● DATA SEGMENT

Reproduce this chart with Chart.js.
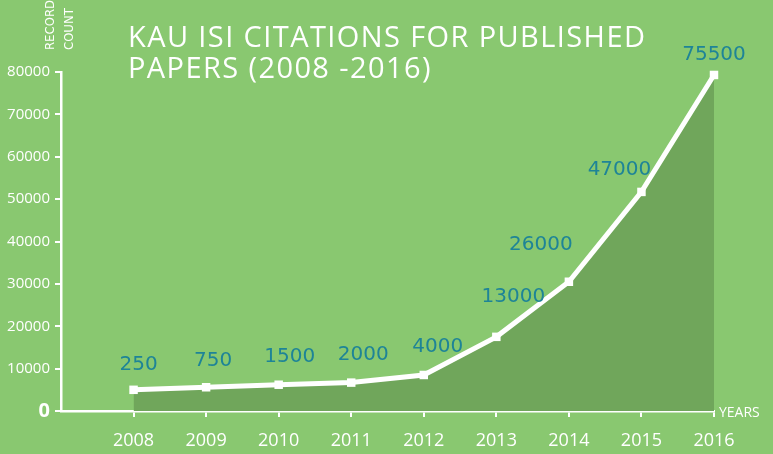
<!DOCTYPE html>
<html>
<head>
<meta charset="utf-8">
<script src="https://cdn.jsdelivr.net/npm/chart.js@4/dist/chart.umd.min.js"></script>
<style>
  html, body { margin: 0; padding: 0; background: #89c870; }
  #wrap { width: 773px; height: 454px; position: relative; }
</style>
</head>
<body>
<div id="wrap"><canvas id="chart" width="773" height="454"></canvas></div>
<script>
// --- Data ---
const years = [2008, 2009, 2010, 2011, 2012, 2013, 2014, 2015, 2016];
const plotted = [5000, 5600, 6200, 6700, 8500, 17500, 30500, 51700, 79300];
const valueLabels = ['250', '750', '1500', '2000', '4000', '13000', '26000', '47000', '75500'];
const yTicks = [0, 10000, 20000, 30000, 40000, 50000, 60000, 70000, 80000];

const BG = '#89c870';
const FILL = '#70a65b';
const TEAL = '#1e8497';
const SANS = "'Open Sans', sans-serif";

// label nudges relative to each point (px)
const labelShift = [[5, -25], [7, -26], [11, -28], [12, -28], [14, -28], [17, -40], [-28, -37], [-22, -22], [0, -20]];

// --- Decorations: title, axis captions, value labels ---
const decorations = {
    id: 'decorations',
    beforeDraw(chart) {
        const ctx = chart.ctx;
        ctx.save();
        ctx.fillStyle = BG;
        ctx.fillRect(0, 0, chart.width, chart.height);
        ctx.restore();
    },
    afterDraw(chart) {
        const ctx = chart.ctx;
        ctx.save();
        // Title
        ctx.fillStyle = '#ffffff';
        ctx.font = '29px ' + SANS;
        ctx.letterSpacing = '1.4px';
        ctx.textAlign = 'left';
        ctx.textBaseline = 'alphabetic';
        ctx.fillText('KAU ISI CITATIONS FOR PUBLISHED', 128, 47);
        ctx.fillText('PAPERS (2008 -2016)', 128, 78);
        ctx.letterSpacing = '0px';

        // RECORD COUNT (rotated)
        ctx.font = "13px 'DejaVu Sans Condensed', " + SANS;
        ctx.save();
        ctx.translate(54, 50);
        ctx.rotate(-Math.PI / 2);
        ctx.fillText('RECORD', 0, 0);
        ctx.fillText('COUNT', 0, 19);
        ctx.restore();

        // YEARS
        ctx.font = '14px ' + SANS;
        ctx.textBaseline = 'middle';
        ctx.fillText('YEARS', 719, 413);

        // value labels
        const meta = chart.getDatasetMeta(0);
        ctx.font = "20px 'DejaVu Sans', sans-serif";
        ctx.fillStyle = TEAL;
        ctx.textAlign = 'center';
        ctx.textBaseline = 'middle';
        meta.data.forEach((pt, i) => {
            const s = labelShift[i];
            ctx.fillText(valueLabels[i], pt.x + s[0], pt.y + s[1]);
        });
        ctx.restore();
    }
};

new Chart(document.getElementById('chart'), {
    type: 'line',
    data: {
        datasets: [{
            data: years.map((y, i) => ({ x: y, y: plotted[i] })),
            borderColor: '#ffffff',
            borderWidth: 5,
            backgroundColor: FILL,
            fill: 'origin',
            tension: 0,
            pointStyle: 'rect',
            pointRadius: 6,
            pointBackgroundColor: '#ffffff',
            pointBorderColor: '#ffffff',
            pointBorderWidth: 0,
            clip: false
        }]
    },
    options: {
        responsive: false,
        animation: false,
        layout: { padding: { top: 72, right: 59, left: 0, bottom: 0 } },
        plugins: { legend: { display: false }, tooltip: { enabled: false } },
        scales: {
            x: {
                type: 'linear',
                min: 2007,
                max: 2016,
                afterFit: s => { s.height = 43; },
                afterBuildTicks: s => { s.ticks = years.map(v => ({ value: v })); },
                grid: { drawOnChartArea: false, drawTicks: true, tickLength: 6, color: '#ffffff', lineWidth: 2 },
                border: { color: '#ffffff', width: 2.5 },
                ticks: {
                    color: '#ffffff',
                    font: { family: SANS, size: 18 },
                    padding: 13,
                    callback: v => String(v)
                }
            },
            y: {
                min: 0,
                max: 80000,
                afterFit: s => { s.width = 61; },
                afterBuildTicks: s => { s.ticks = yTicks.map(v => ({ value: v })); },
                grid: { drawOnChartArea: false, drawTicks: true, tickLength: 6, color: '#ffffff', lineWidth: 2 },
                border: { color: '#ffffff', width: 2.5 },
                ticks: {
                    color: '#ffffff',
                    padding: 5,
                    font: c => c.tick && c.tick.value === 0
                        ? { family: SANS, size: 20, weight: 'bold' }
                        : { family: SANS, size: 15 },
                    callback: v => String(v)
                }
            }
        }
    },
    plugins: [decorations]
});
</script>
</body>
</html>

● REQUIRED WORK
Return nothing but the lines running from the start of the data to the line with "-22], [0, -20]];", please, both ends included and no pictures.

● TASK ANSWER
Reproduce this chart with Chart.js.
<!DOCTYPE html>
<html>
<head>
<meta charset="utf-8">
<script src="https://cdn.jsdelivr.net/npm/chart.js@4/dist/chart.umd.min.js"></script>
<style>
  html, body { margin: 0; padding: 0; background: #89c870; }
  #wrap { width: 773px; height: 454px; position: relative; }
</style>
</head>
<body>
<div id="wrap"><canvas id="chart" width="773" height="454"></canvas></div>
<script>
// --- Data ---
const years = [2008, 2009, 2010, 2011, 2012, 2013, 2014, 2015, 2016];
const plotted = [5000, 5600, 6200, 6700, 8500, 17500, 30500, 51700, 79300];
const valueLabels = ['250', '750', '1500', '2000', '4000', '13000', '26000', '47000', '75500'];
const yTicks = [0, 10000, 20000, 30000, 40000, 50000, 60000, 70000, 80000];

const BG = '#89c870';
const FILL = '#70a65b';
const TEAL = '#1e8497';
const SANS = "'Open Sans', sans-serif";

// label nudges relative to each point (px)
const labelShift = [[5, -25], [7, -26], [11, -28], [12, -28], [14, -28], [17, -40], [-28, -37], [-22, -22], [0, -20]];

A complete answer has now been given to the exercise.